How Nicotine Addiction Gripped A Secret Smoker’s Life


Source: vaping.com


I am a closet smoker. If a closet gay is someone who hides his real sexual preference, I am someone who hides my vice from everyone. To the people around me, I am a cigarette-hating health buff. Inside, I am a chain-smoking someone struggling with her addiction and lying to herself.

I lived a double life, and it just didn’t cause me pain. It also alienated me from my husband and my son.


The Beginning

I came from a family of non-smokers. I was dared to smoke a stick by a friend when I was 14. I did not like it at first as the smell of the smoke made my head hurt. However, I was scared I would lose my group of girlfriends. I got used to everything months later.

By 15, I smoked a pack a week. I never bought cigarettes or smoked in my childhood home. To my parents, I was still their dutiful daughter. There were times, though, that mom looked at me funny. It was like she knew I was hiding a secret.

I was so glad when my college years came. It meant I was free to do my own thing. Being far away from home felt great, too. I only stopped smoking those few times I had to come home. At school, my usual fix was three to four cigarette sticks in one day.
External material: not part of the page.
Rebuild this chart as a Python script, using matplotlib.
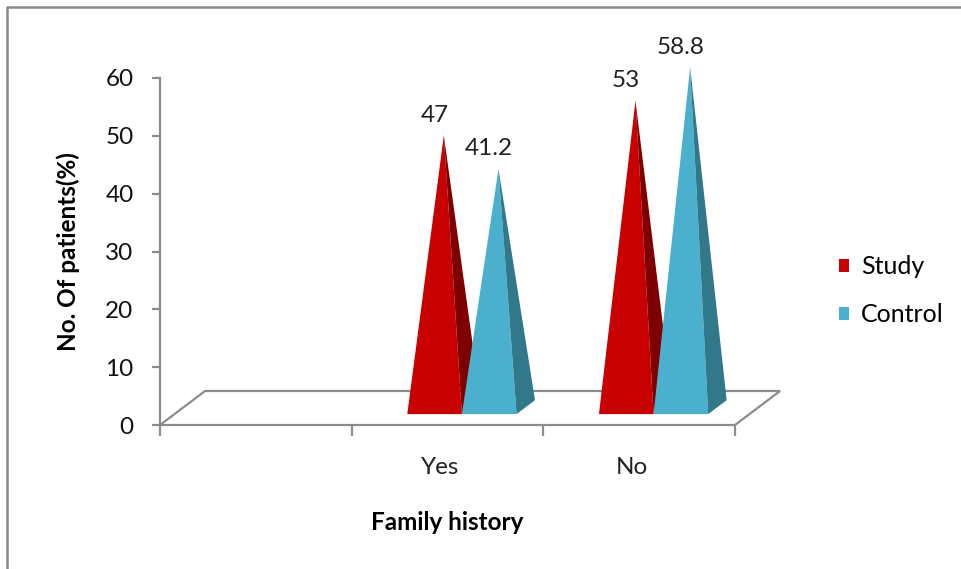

More if I felt stressed out or I had to study hard for my exams.

Progression to cigarette smoking was defined along a three-stage trajectory: non-susceptible smokers were those who said they would not try a cigarette or smoke in the next year; susceptible nonsmokers were those who could not rule out smoking; and smokers. — Rick Nauert PhD

Into The Closet

I met my husband while working at a business firm a few months after my college graduation. I liked him so much that when I learned he was a nonsmoker, I introduced myself as one, too. I never smoked throughout our six months of courtship or the next six months after we got married. I thought that that was it. I was done with the habit.

Then, one day, for a reason I could not remember, I had a stick. That led to my reverting to smoking again.
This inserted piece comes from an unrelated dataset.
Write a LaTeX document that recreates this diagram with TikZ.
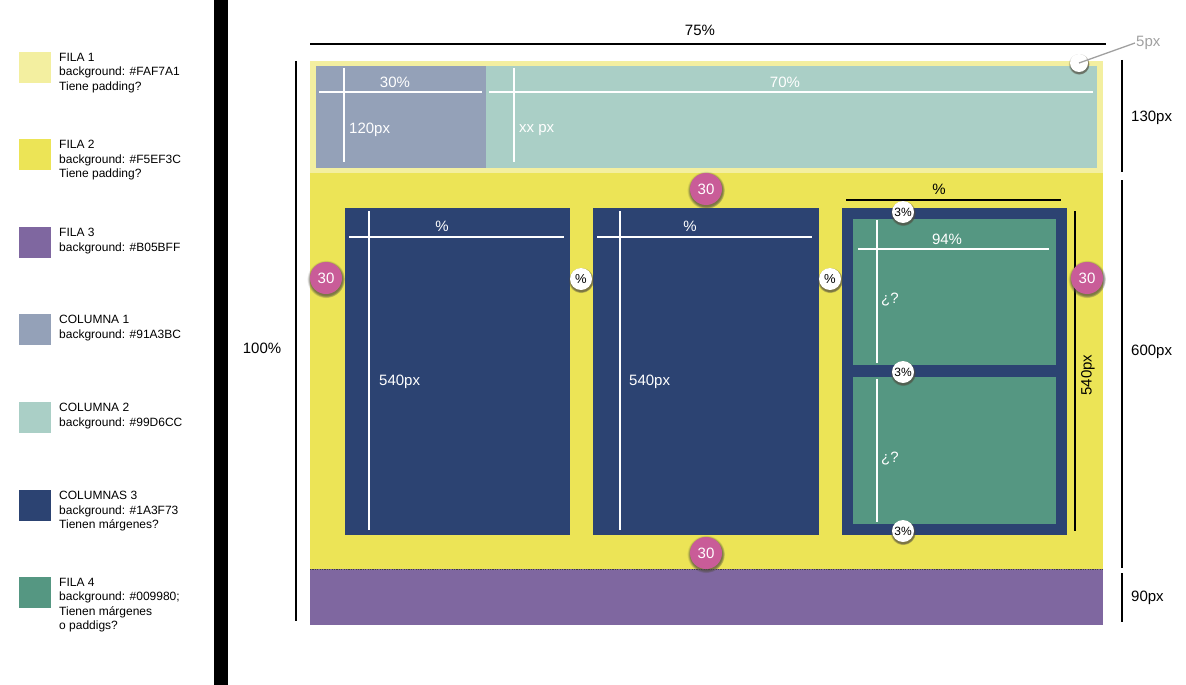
\documentclass[tikz,border=0pt]{standalone}
\usepackage{fontspec}
\setmainfont{Liberation Sans}
\usetikzlibrary{shadows}

\definecolor{filaA}{HTML}{F3EFA0}
\definecolor{filaB}{HTML}{ECE456}
\definecolor{filaC}{HTML}{7F67A0}
\definecolor{colA}{HTML}{94A1B8}
\definecolor{colB}{HTML}{AACFC6}
\definecolor{colC}{HTML}{2C4372}
\definecolor{filaD}{HTML}{559782}
\definecolor{rosa}{HTML}{C95C98}
\definecolor{gris}{HTML}{A0A0A0}

\tikzset{
  muestra/.style={anchor=north west, minimum width=32pt, minimum height=31pt, inner sep=0pt},
  leyenda/.style={anchor=north west, align=left, inner sep=0pt, font=\fontsize{12}{14.5}\selectfont},
  medida/.style={inner sep=1pt, font=\fontsize{15}{18}\selectfont},
  blanco/.style={medida, text=white},
  regla/.style={white, line width=1.6pt},
  cota/.style={black, line width=1.6pt},
  sombra/.style={circular drop shadow={shadow xshift=0pt, shadow yshift=-1pt, shadow scale=1.18, fill=black!80!yellow, opacity=0.7}},
  bola/.style={circle, sombra, fill=rosa, text=white, minimum size=32pt, inner sep=0pt, font=\fontsize{15}{18}\selectfont},
  marca/.style={circle, sombra, fill=white, minimum size=22pt, inner sep=0pt, font=\fontsize{13}{15}\selectfont},
}

\begin{document}
\begin{tikzpicture}[x=1pt,y=-1pt]
\useasboundingbox (0,0) rectangle (1186,685);

% leyenda
\foreach \i/\y/\c/\t in {1/52/filaA/{FILA 1\\background: \#FAF7A1\\Tiene padding?},
  2/139/filaB/{FILA 2\\background: \#F5EF3C\\Tiene padding?},
  3/227/filaC/{FILA 3\\background: \#B05BFF},
  4/314/colA/{COLUMNA 1\\background: \#91A3BC},
  5/402/colB/{COLUMNA 2\\background: \#99D6CC},
  6/490/colC/{COLUMNAS 3\\background: \#1A3F73\\Tienen márgenes?},
  7/577/filaD/{FILA 4\\background: \#009980;\\Tienen márgenes\\o paddigs?}}{
  \node[muestra, fill=\c] (m\i) at (19,\y) {};
  \node[leyenda] (ley\i) at (59,\y+1) {\t};
}
\fill[black] (214,0) rectangle (228,685);

% filas
\fill[filaA] (310,61) rectangle (1103,173);
\fill[colA] (316,66) rectangle (486,168);
\fill[colB] (486,66) rectangle (1097,168);
\fill[filaB] (310,173) rectangle (1103,569);
\fill[filaC] (310,569) rectangle (1103,625);
\draw[black!75, line width=0.6pt, dash pattern=on 1.2pt off 1.2pt] (310,569) -- (1103,569);

% columnas
\fill[colC] (345,208) rectangle (570,535);
\fill[colC] (593,208) rectangle (819,535);
\fill[colC] (842,208) rectangle (1067,535);
\fill[filaD] (853,219) rectangle (1056,365);
\fill[filaD] (853,377) rectangle (1056,524);

% reglas blancas
\draw[regla] (319,92) -- (482,92);
\draw[regla] (344,68) -- (344,162);
\draw[regla] (489,92) -- (1093,92);
\draw[regla] (514,68) -- (514,162);
\draw[regla] (349,237) -- (564,237);
\draw[regla] (369,211) -- (369,530);
\draw[regla] (597,237) -- (812,237);
\draw[regla] (620,211) -- (620,530);
\draw[regla] (858,249) -- (1049,249);
\draw[regla] (877,220) -- (877,363);
\draw[regla] (877,379) -- (877,522);

\node[blanco] (treintapc) at (395,82) {30\%};
\node[blanco, anchor=west] (cientoveinte) at (348,130) {120px};
\node[blanco] (setentapc) at (785,82) {70\%};
\node[blanco, anchor=west] (xxpx) at (518,130) {xx px};
\node[blanco] (pcA) at (442,226) {\%};
\node[blanco, anchor=west] (altoA) at (378,382) {540px};
\node[blanco] (pcB) at (690,226) {\%};
\node[blanco, anchor=west] (altoB) at (628,382) {540px};
\node[blanco] (noventa) at (947,239) {94\%};
\node[blanco, anchor=west] (dudaA) at (880,300) {¿?};
\node[blanco, anchor=west] (dudaB) at (880,459) {¿?};

% cotas
\draw[cota] (310,44) -- (1106,44);
\node[medida] (ancho) at (700,30) {75\%};
\draw[cota] (296,61) -- (296,621);
\node[medida] (alto) at (262,348) {100\%};
\draw[cota] (1122,60) -- (1122,172);
\node[medida, anchor=west] (filaAalto) at (1130,118) {130px};
\draw[cota] (1122,180) -- (1122,568);
\node[medida, anchor=west] (filaBalto) at (1130,352) {600px};
\draw[cota] (1122,573) -- (1122,622);
\node[medida, anchor=west] (filaCalto) at (1130,598) {90px};
\draw[black, line width=1.3pt] (846,200) -- (1061,200);
\node[medida] (anchoC) at (939,189) {\%};
\draw[black, line width=1.3pt] (1075,211) -- (1075,531);
\node[medida, rotate=90] (altoC) at (1088,375) {540px};

% marcas
\node[circle, sombra, fill=white, minimum size=18pt, inner sep=0pt] (punto) at (1079,63) {};
\node[medida, text=gris, anchor=west] (cincopx) at (1135,43) {5px};
\draw[gris, line width=1.3pt] (punto.center) -- (cincopx.west);

\node[bola] (margenIzq) at (326,278) {30};
\node[bola] (margenSup) at (706,189) {30};
\node[bola] (margenInf) at (706,553) {30};
\node[bola] (margenDer) at (1087,278) {30};

\node[marca] (huecoA) at (581,279) {\%};
\node[marca] (huecoB) at (830,279) {\%};
\node[marca, font=\fontsize{12}{14}\selectfont] (tresA) at (903,212) {3\%};
\node[marca, font=\fontsize{12}{14}\selectfont] (tresB) at (903,372) {3\%};
\node[marca, font=\fontsize{12}{14}\selectfont] (tresC) at (903,531) {3\%};
\end{tikzpicture}
\end{document}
At first, I smoked one to two sticks a day. My husband tolerated it. After all, he also enjoyed a shot or two of his favorite alcoholic drink after work. My smoking and his drinking became our bonding time. However, over time, I noticed that I kept on getting my husband tipsy because the more he inebriated, the more I could smoke without him seeing it. It takes my husband two hours to pass out drunk. I have smoked my way to almost a pack within that timeframe.

Then our bonding time was not enough for me to get my fix. I took to getting up earlier than my husband and smoking for a few minutes before anything else in the morning. Then I would repeat the process at night – excusing myself early and lighting a stick or two before taking a bath to wash off the smell from me.
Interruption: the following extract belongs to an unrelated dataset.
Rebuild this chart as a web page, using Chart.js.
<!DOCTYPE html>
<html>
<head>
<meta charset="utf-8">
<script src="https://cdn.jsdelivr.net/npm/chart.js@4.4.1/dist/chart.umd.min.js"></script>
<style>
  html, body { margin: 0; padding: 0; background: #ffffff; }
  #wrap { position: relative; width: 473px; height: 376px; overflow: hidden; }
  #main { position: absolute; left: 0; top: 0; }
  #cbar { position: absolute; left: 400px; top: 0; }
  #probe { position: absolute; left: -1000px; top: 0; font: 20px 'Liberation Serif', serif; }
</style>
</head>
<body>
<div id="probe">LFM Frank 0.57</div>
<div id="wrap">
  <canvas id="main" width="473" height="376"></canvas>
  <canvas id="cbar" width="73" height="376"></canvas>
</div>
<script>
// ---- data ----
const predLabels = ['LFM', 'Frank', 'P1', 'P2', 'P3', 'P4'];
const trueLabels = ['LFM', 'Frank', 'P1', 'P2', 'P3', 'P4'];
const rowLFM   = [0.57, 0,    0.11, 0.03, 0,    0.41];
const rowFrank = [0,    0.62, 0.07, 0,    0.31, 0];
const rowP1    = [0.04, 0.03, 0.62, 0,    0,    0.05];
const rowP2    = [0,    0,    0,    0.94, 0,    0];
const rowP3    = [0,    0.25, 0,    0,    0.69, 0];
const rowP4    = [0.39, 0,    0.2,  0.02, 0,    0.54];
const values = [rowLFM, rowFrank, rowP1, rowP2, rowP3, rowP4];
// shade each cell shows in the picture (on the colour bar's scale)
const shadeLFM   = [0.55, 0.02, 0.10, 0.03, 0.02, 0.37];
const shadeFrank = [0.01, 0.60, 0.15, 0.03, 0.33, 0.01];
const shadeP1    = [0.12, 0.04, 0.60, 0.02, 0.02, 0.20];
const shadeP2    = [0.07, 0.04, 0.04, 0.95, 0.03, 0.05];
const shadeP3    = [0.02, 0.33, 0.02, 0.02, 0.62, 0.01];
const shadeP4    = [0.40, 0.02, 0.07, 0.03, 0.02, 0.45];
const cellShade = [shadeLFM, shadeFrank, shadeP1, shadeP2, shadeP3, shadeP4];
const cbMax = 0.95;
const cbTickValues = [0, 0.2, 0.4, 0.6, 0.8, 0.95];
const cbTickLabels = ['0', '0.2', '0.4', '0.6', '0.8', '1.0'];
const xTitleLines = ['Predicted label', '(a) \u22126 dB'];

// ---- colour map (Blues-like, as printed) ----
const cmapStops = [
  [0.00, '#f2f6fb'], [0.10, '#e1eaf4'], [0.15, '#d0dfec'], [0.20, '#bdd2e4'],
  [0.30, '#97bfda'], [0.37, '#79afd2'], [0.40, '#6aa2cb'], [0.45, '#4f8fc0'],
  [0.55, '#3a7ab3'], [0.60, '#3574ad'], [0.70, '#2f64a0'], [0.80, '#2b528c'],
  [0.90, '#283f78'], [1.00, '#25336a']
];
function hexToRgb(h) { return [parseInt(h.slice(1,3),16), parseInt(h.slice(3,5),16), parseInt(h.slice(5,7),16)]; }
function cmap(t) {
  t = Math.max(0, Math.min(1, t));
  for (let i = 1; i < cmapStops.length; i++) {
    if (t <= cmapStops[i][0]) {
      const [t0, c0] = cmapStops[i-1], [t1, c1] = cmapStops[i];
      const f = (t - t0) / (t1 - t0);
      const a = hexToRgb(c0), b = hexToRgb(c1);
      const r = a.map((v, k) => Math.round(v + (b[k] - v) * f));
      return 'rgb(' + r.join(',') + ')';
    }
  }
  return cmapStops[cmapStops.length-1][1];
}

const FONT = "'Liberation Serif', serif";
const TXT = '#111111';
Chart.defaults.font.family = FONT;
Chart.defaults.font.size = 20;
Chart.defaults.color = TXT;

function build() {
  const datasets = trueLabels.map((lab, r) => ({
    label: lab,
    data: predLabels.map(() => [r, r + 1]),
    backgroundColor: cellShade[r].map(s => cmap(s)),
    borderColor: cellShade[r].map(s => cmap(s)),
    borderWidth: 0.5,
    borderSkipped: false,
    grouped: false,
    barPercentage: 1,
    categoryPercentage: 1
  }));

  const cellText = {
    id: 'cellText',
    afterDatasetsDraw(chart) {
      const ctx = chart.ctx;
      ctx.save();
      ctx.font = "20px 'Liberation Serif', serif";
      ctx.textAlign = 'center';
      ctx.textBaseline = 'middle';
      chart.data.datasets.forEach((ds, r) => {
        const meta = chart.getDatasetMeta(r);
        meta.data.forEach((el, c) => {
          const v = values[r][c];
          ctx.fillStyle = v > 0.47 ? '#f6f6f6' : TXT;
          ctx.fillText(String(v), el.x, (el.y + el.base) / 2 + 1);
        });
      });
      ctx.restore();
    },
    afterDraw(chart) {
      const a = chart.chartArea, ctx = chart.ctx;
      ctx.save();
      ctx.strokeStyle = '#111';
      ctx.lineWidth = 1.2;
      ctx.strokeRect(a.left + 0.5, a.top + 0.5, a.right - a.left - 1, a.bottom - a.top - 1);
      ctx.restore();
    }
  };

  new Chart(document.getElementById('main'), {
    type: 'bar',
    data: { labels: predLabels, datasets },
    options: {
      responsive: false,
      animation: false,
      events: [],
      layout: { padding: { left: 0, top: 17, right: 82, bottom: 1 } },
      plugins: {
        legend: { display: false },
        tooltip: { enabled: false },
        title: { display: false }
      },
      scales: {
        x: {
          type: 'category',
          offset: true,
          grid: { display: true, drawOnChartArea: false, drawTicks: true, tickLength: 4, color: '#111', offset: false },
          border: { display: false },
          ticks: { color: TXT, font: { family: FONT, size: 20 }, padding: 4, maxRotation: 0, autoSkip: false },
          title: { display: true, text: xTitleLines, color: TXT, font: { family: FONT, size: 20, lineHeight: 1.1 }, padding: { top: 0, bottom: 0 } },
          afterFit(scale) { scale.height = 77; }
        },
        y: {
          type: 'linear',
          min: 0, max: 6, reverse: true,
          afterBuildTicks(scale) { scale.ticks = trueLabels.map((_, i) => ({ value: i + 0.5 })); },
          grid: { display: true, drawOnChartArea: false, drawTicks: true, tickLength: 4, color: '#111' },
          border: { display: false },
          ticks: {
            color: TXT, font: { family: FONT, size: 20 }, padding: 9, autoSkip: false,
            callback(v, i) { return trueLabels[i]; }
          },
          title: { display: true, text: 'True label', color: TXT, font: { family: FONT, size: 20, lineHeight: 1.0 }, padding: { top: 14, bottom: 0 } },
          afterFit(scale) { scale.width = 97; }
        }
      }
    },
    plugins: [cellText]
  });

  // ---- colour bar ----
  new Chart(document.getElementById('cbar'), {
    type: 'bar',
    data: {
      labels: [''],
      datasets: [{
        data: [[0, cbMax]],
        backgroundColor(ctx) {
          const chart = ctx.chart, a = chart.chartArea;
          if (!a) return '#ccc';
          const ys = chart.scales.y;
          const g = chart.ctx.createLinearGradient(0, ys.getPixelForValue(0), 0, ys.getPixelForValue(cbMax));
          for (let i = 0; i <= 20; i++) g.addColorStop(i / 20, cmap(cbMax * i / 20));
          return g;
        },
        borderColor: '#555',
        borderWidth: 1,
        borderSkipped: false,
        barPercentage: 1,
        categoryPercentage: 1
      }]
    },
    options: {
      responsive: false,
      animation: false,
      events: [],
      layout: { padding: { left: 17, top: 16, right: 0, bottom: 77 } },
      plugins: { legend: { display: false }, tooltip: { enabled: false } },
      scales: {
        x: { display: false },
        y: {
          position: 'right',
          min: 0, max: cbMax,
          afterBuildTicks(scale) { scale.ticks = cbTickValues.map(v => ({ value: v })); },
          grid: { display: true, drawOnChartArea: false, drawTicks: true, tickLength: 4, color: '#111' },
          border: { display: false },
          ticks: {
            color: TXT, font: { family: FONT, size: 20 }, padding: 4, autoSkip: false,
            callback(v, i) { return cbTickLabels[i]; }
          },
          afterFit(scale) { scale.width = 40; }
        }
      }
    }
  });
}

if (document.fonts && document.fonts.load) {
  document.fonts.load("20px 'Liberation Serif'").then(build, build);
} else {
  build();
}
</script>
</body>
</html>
Smoking cigarettes has been identified by researchers as one of the most difficult addictions to quit.  What else could account for the fact that despite the staggering evidence documenting the detrimental effects of cigarette smoking to one’s health—and the rising costs associated with indulging in this bad habit—that individuals persist in their pervasive consumption of tobacco products. — Azadeh Aalai Ph.D.

Worsening Situation

Keeping my secret was getting harder and harder the more I crave for my nicotine fix. I excused myself from family outings so many times so that I could stay at home and smoke my cigarettes to my heart’s content. On family events I could not refuse, I would volunteer to be the purchase girl for everyone, the perfect excuse to hit the gas station for a pack and smoke two or three sticks for a few minutes.

I encouraged my husband to have “boys’ time” with our son every week, an excuse to get me smoking in the house freely. I lived for these times, and I built my life’s schedule with my vice as the top priority.

Source: boldsky.com

For many long-term smokers, cigarettes have become a fixture in daily life. At some point, however, nearly all people who smoke wish they didn’t—and strongly desire to do something about it. — Marni Amsellem, PhD

Coming Out A Fake

Coming out of my closet is hard but I felt now is the time to do it, now that my resolve to quit is still strong. I could not continue living my double life anymore. Not one of my friends or co-workers knows that I’m battling nicotine addiction. My husband knew I smoked, but he did not expect it would be to this extent.

Lastly, I want to be clean for my son. The fear that I would die early because of my vice has a firm grip on me. I do not want to be burdened by it. I just want to be free.

  • Lisa, 31 years old (Her testimony during a group therapy session in rehab just a week after her last smoke.)